> _DATA EXCERPT_
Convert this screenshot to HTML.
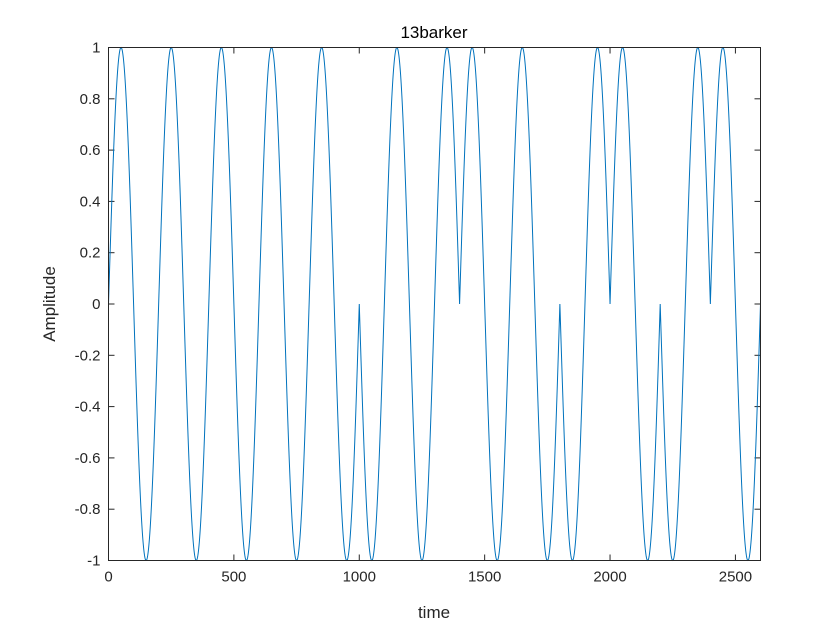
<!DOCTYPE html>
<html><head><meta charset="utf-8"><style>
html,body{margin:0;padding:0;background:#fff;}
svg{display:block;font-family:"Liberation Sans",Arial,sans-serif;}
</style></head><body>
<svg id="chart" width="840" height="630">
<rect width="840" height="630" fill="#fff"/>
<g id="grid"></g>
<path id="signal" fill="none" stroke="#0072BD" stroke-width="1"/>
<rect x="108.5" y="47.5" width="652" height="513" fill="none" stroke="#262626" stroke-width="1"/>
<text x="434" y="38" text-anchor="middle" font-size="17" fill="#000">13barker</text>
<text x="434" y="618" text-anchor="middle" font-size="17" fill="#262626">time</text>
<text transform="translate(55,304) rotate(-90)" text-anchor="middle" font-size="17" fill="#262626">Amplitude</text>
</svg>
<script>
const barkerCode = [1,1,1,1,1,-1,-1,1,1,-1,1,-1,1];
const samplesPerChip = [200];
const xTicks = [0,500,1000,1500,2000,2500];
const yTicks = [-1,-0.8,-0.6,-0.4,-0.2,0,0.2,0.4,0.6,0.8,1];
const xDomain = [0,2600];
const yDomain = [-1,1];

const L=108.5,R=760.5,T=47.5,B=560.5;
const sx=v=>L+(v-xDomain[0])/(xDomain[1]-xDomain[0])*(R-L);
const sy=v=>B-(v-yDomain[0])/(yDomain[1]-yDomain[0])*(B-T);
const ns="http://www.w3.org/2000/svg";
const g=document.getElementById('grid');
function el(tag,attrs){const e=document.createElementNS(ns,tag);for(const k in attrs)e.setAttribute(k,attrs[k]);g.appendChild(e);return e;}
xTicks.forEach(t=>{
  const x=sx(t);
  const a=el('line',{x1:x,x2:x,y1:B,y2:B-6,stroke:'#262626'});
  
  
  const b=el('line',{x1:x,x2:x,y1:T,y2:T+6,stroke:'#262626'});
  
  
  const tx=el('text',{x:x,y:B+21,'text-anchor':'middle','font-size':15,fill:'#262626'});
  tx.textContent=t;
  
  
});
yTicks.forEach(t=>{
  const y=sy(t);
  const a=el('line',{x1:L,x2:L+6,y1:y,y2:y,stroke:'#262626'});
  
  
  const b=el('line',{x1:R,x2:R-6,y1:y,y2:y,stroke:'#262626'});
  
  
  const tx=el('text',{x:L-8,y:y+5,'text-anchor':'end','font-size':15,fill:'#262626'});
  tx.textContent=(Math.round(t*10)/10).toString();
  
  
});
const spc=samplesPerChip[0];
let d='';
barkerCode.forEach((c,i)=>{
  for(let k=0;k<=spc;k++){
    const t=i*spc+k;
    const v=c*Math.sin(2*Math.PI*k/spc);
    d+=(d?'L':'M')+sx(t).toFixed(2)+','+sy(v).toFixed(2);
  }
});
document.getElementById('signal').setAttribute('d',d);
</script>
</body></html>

> _TASK PROMPT_
Print each line of the material above exactly, with the pictures removed from your copy.

> _PROBLEM SOLUTION_
Convert this screenshot to HTML.
<!DOCTYPE html>
<html><head><meta charset="utf-8"><style>
html,body{margin:0;padding:0;background:#fff;}
svg{display:block;font-family:"Liberation Sans",Arial,sans-serif;}
</style></head><body>
<svg id="chart" width="840" height="630">
<rect width="840" height="630" fill="#fff"/>
<g id="grid"></g>
<path id="signal" fill="none" stroke="#0072BD" stroke-width="1"/>
<rect x="108.5" y="47.5" width="652" height="513" fill="none" stroke="#262626" stroke-width="1"/>
<text x="434" y="38" text-anchor="middle" font-size="17" fill="#000">13barker</text>
<text x="434" y="618" text-anchor="middle" font-size="17" fill="#262626">time</text>
<text transform="translate(55,304) rotate(-90)" text-anchor="middle" font-size="17" fill="#262626">Amplitude</text>
</svg>
<script>
const barkerCode = [1,1,1,1,1,-1,-1,1,1,-1,1,-1,1];
const samplesPerChip = [200];
const xTicks = [0,500,1000,1500,2000,2500];
const yTicks = [-1,-0.8,-0.6,-0.4,-0.2,0,0.2,0.4,0.6,0.8,1];
const xDomain = [0,2600];
const yDomain = [-1,1];

const L=108.5,R=760.5,T=47.5,B=560.5;
const sx=v=>L+(v-xDomain[0])/(xDomain[1]-xDomain[0])*(R-L);
const sy=v=>B-(v-yDomain[0])/(yDomain[1]-yDomain[0])*(B-T);
const ns="http://www.w3.org/2000/svg";
const g=document.getElementById('grid');
function el(tag,attrs){const e=document.createElementNS(ns,tag);for(const k in attrs)e.setAttribute(k,attrs[k]);g.appendChild(e);return e;}
xTicks.forEach(t=>{
  const x=sx(t);
  const a=el('line',{x1:x,x2:x,y1:B,y2:B-6,stroke:'#262626'});
  
  
  const b=el('line',{x1:x,x2:x,y1:T,y2:T+6,stroke:'#262626'});
  
  
  const tx=el('text',{x:x,y:B+21,'text-anchor':'middle','font-size':15,fill:'#262626'});
  tx.textContent=t;
  
  
});
yTicks.forEach(t=>{
  const y=sy(t);
  const a=el('line',{x1:L,x2:L+6,y1:y,y2:y,stroke:'#262626'});
  
  
  const b=el('line',{x1:R,x2:R-6,y1:y,y2:y,stroke:'#262626'});
  
  
  const tx=el('text',{x:L-8,y:y+5,'text-anchor':'end','font-size':15,fill:'#262626'});
  tx.textContent=(Math.round(t*10)/10).toString();
  
  
});
const spc=samplesPerChip[0];
let d='';
barkerCode.forEach((c,i)=>{
  for(let k=0;k<=spc;k++){
    const t=i*spc+k;
    const v=c*Math.sin(2*Math.PI*k/spc);
    d+=(d?'L':'M')+sx(t).toFixed(2)+','+sy(v).toFixed(2);
  }
});
document.getElementById('signal').setAttribute('d',d);
</script>
</body></html>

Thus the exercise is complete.